We took out the new iPhone 11 Pro Max (that’s a mouthful, right?) for a spin on the first day of availability (delivered on time via online pre-order from Sept. 13th). Here are some of the results. Naturally these are all 100% “raw” in the sense that we used only the built-in apple camera app (third party camera and video apps are not yet functioning) and we did no post processing whatsoever.
The first thing that was noticeable was how the software adjusted for the light much more than in the previous combination of software (camera app) and hardware, and on last year’s XS Max. Well before “magic hour” would naturally turn everything golden, the sun gleaming off the ocean (see above) was already looking very stylized. With some very slight Photoshop or Lightroom adjustments this would “pop” for certain.
Without more time with the machine and post production software etc. (not to mention the 3rd party apps which do make a huge difference) it is hard to say what the ultimate verdict is on how much better the output is compared to last year’s model. However, the first reaction is: wow. Also it should be noted that the very, very best place to view iPhone 11 Pro photos… is on an iPhone 11 pro (!). The screen resolution improvements are part of the immediate and obvious reaction if you are shooting and viewing the work on the same device. That’s is a little odd, but this is part of an overall disconnect that will be present during the ultra-early times in the Second Wave.
For video we got similar, if somewhat less dramatic results. Bear in mind that 4k over YouTube can only be seen if you are using a chrome browser and you may need to manually dial up the setting. If you are looking at this for pro-test footage research you know what I am saying. Mostly you would be seeing this in 1080p and that does still look pretty luscious.
Above you can see the same general scene using the ultra wide angle lens (equivalent to a 13mm) which is very wide and does create some distortion and enhancement of perspective – which always looks “cool” in music videos and some landscape settings.

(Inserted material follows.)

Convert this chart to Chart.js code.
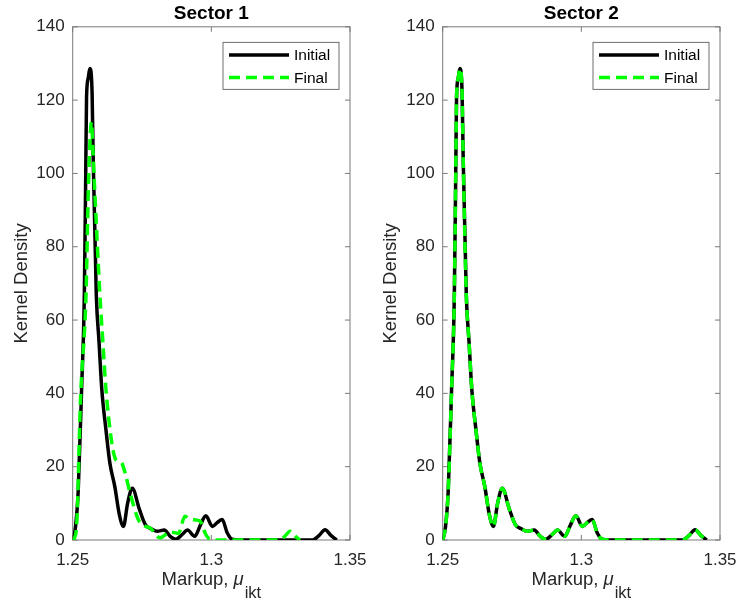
<!DOCTYPE html>
<html>
<head>
<meta charset="utf-8">
<script src="https://cdn.jsdelivr.net/npm/chart.js@4.4.1/dist/chart.umd.min.js"></script>
<style>
    body { margin: 0; background: #fff; }
    .panel { position: absolute; top: 0; width: 369px; height: 603px; }
</style>
</head>
<body>
<div class="panel" style="left:0"><canvas id="sector1"></canvas></div>
<div class="panel" style="left:369px"><canvas id="sector2"></canvas></div>
<script>
var xTicks = [1.25, 1.3, 1.35];
var yTicks = [0, 20, 40, 60, 80, 100, 120, 140];

// Sector 1
var s1InitialX = [1.2500, 1.2510, 1.2520, 1.2532, 1.2542, 1.2547, 1.2550, 1.2556, 1.2562, 1.2570, 1.2574, 1.2585, 1.2595, 1.2605, 1.2620, 1.2634, 1.2652, 1.2668, 1.2683, 1.2698, 1.2715, 1.2740, 1.2762, 1.2785, 1.2805, 1.2830, 1.2852, 1.2872, 1.2895, 1.2914, 1.2940, 1.2960, 1.2980, 1.3004, 1.3022, 1.3039, 1.3057, 1.3075, 1.3100, 1.3365, 1.3388, 1.3410, 1.3432, 1.3452];
var s1InitialY = [0, 3.5, 13.6, 41, 67, 100, 121, 126, 128.6, 121.8, 103.6, 67, 54, 41, 30, 21, 14.5, 7, 3.7, 10, 14.1, 8.5, 4.2, 3.0, 2.4, 2.7, 1.0, 0.2, 1.5, 2.7, 1.0, 4, 6.6, 3.7, 4.8, 5.6, 2, 0.2, 0, 0, 1.2, 2.8, 1.2, 0];
var s1FinalX = [1.2500, 1.2506, 1.2515, 1.2528, 1.2548, 1.2556, 1.2563, 1.2568, 1.2572, 1.2580, 1.2598, 1.2608, 1.2620, 1.2640, 1.2653, 1.2665, 1.2677, 1.2690, 1.2707, 1.2737, 1.2760, 1.2779, 1.2815, 1.2851, 1.2881, 1.2905, 1.2920, 1.2940, 1.2959, 1.2980, 1.2995, 1.3030, 1.3245, 1.3265, 1.3284, 1.3303, 1.3320];
var s1FinalY = [0, 0.5, 5, 38, 67, 94.5, 110, 114, 108, 94.5, 67, 55, 41, 27, 22.3, 21.5, 21, 18, 12.8, 5.5, 3.8, 3.3, 0.6, 2.2, 1.8, 6.5, 5.8, 5.5, 5.2, 1.5, 0.2, 0, 0, 1, 2.4, 1, 0];

// Sector 2 (initial and final lie on top of each other)
var s2InitialX = [1.2500, 1.2510, 1.2520, 1.2532, 1.2542, 1.2547, 1.2550, 1.2556, 1.2562, 1.2570, 1.2574, 1.2585, 1.2595, 1.2605, 1.2620, 1.2634, 1.2652, 1.2668, 1.2683, 1.2698, 1.2715, 1.2740, 1.2762, 1.2785, 1.2805, 1.2830, 1.2852, 1.2872, 1.2895, 1.2914, 1.2940, 1.2960, 1.2980, 1.3004, 1.3022, 1.3039, 1.3057, 1.3075, 1.3100, 1.3365, 1.3388, 1.3410, 1.3432, 1.3452];
var s2InitialY = [0, 3.5, 13.6, 41, 67, 100, 121, 126, 128.6, 121.8, 103.6, 67, 54, 41, 30, 21, 14.5, 7, 3.7, 10, 14.1, 8.5, 4.2, 3.0, 2.4, 2.7, 1.0, 0.2, 1.5, 2.7, 1.0, 4, 6.6, 3.7, 4.8, 5.6, 2, 0.2, 0, 0, 1.2, 2.8, 1.2, 0];
var s2FinalX = s2InitialX;
var s2FinalY = [0, 3.5, 13.6, 41, 67, 100, 121, 126, 128.6, 121.8, 103.6, 67, 54, 41, 30, 21, 14.5, 7, 3.7, 10, 14.1, 8.5, 4.2, 3.0, 2.4, 2.7, 1.0, 0.2, 1.5, 2.7, 1.0, 4, 6.6, 3.7, 4.8, 5.6, 2, 0.2, 0, 0, 1.2, 2.8, 1.2, 0];

var FONT = '"Liberation Sans", Arial, Helvetica, sans-serif';
Chart.defaults.font.family = FONT;

function pts(xs, ys) {
    return xs.map(function (x, i) { return { x: x, y: ys[i] }; });
}

// box, inward ticks, legend and the x label with its subscript
var matlabAxes = {
    id: 'matlabAxes',
    beforeDatasetsDraw: function (chart) {
        var a = chart.chartArea, ctx = chart.ctx;
        var xs = chart.scales.x, ys = chart.scales.y;
        ctx.save();
        ctx.strokeStyle = '#7a7a7a';
        ctx.lineWidth = 1;
        ctx.strokeRect(a.left, a.top, a.right - a.left, a.bottom - a.top);
        ctx.beginPath();
        xTicks.forEach(function (v) {
            var px = xs.getPixelForValue(v);
            ctx.moveTo(px, a.bottom); ctx.lineTo(px, a.bottom - 5);
            ctx.moveTo(px, a.top); ctx.lineTo(px, a.top + 5);
        });
        yTicks.forEach(function (v) {
            var py = ys.getPixelForValue(v);
            ctx.moveTo(a.left, py); ctx.lineTo(a.left + 5, py);
            ctx.moveTo(a.right, py); ctx.lineTo(a.right - 5, py);
        });
        ctx.stroke();
        ctx.restore();
    },
    afterDraw: function (chart) {
        var a = chart.chartArea, ctx = chart.ctx;
        ctx.save();
        // legend
        var w = 116, h = 47, bx = a.right - 11 - w, by = a.top + 15.6;
        ctx.fillStyle = '#fff';
        ctx.fillRect(bx, by, w, h);
        ctx.strokeStyle = '#6e6e6e';
        ctx.lineWidth = 1;
        ctx.strokeRect(bx, by, w, h);
        chart.data.datasets.forEach(function (ds, i) {
            var ly = by + 12.7 + i * 22.3;
            ctx.beginPath();
            ctx.setLineDash(ds.borderDash || []);
            ctx.strokeStyle = ds.borderColor;
            ctx.lineWidth = ds.borderWidth;
            ctx.moveTo(bx + 6, ly);
            ctx.lineTo(bx + 66, ly);
            ctx.stroke();
            ctx.setLineDash([]);
            ctx.fillStyle = '#000';
            ctx.font = '15.5px ' + FONT;
            ctx.textBaseline = 'middle';
            ctx.textAlign = 'left';
            ctx.fillText(ds.label, bx + 71, ly + 1);
        });
        // x label: Markup, mu_ikt
        var parts = [
            { t: 'Markup, ', f: '18.5px ' + FONT, dy: 0 },
            { t: '\u03bc', f: 'italic 18.5px ' + FONT, dy: 0 },
            { t: 'ikt', f: '16.5px ' + FONT, dy: 13 }
        ];
        var total = 0;
        parts.forEach(function (p) { ctx.font = p.f; p.w = ctx.measureText(p.t).width; total += p.w; });
        total += 1;
        var cx = (a.left + a.right) / 2 - total / 2, base = 585;
        ctx.fillStyle = '#262626';
        ctx.textBaseline = 'alphabetic';
        parts.forEach(function (p, i) {
            ctx.font = p.f;
            ctx.fillText(p.t, cx, base + p.dy);
            cx += p.w + (i === 1 ? 1 : 0);
        });
        ctx.restore();
    }
};

function makeChart(id, title, initialX, initialY, finalX, finalY, yWidth, padRight) {
    var ctx = document.getElementById(id);
    return new Chart(ctx, {
        type: 'line',
        data: {
            datasets: [
                {
                    label: 'Initial',
                    data: pts(initialX, initialY),
                    borderColor: '#000000',
                    borderWidth: 3.5,
                    cubicInterpolationMode: 'monotone',
                    order: 1
                },
                {
                    label: 'Final',
                    data: pts(finalX, finalY),
                    borderColor: '#00ff00',
                    borderWidth: 3.5,
                    borderDash: [11, 6],
                    cubicInterpolationMode: 'monotone',
                    order: 0
                }
            ]
        },
        options: {
            responsive: true,
            maintainAspectRatio: false,
            animation: false,
            layout: { padding: { left: 0, right: padRight, top: 0, bottom: 0 } },
            elements: {
                point: { radius: 0 }
            },
            plugins: {
                legend: { display: false },
                tooltip: { enabled: false },
                title: {
                    display: true,
                    text: title,
                    fullSize: false,
                    color: '#000',
                    font: { size: 19, weight: 'bold' },
                    padding: { top: 2, bottom: 2 }
                }
            },
            scales: {
                x: {
                    type: 'linear',
                    min: 1.25,
                    max: 1.35,
                    grid: { display: false, drawTicks: false },
                    border: { display: false },
                    afterBuildTicks: function (scale) {
                        scale.ticks = xTicks.map(function (v) { return { value: v }; });
                    },
                    afterFit: function (scale) {
                        scale.height = 63;
                        scale.paddingLeft = 0;
                        scale.paddingRight = 0;
                    },
                    ticks: {
                        padding: 10,
                        color: '#262626',
                        font: { size: 17 },
                        maxRotation: 0,
                        callback: function (v) { return String(v); }
                    }
                },
                y: {
                    min: 0,
                    max: 140,
                    grid: { display: false, drawTicks: false },
                    border: { display: false },
                    afterBuildTicks: function (scale) {
                        scale.ticks = yTicks.map(function (v) { return { value: v }; });
                    },
                    afterFit: function (scale) {
                        scale.width = yWidth;
                        scale.paddingTop = 0;
                        scale.paddingBottom = 0;
                    },
                    ticks: {
                        padding: 8,
                        color: '#262626',
                        font: { size: 17 }
                    },
                    title: {
                        display: true,
                        text: 'Kernel Density',
                        color: '#262626',
                        font: { size: 18.5 },
                        padding: { top: 11, bottom: 0 }
                    }
                }
            }
        },
        plugins: [matlabAxes]
    });
}

makeChart('sector1', 'Sector 1', s1InitialX, s1InitialY, s1FinalX, s1FinalY, 72.7, 19);
makeChart('sector2', 'Sector 2', s2InitialX, s2InitialY, s2FinalX, s2FinalY, 73.7, 18);
</script>
</body>
</html>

The option to switch (without image degradation) between the three cameras / lenses: the ultra-wide 13mm, the wide 26mm and the 52mm “tele” is very handy, and having the ultra-wide angle will produce some great images not previously seen in iPhone photography. However, as a pro in “real life” with a full set up prime lenses there would definitely need to be an 80mm or 100mm for greater production of depth of field (bokeh and portrait styles) and to capture closer framing without resorting to digital zoom degradation. Also if they would have asked me I would have suggested something like 13mm, 40mm and 80mm. The 80mm is probably not possible due to the fact that it would be very thick (!) but the 26mm is a bit of an orphan getting skipped over, in many situations when looking for dramatic shots. But, hey ! It’s a smart phone!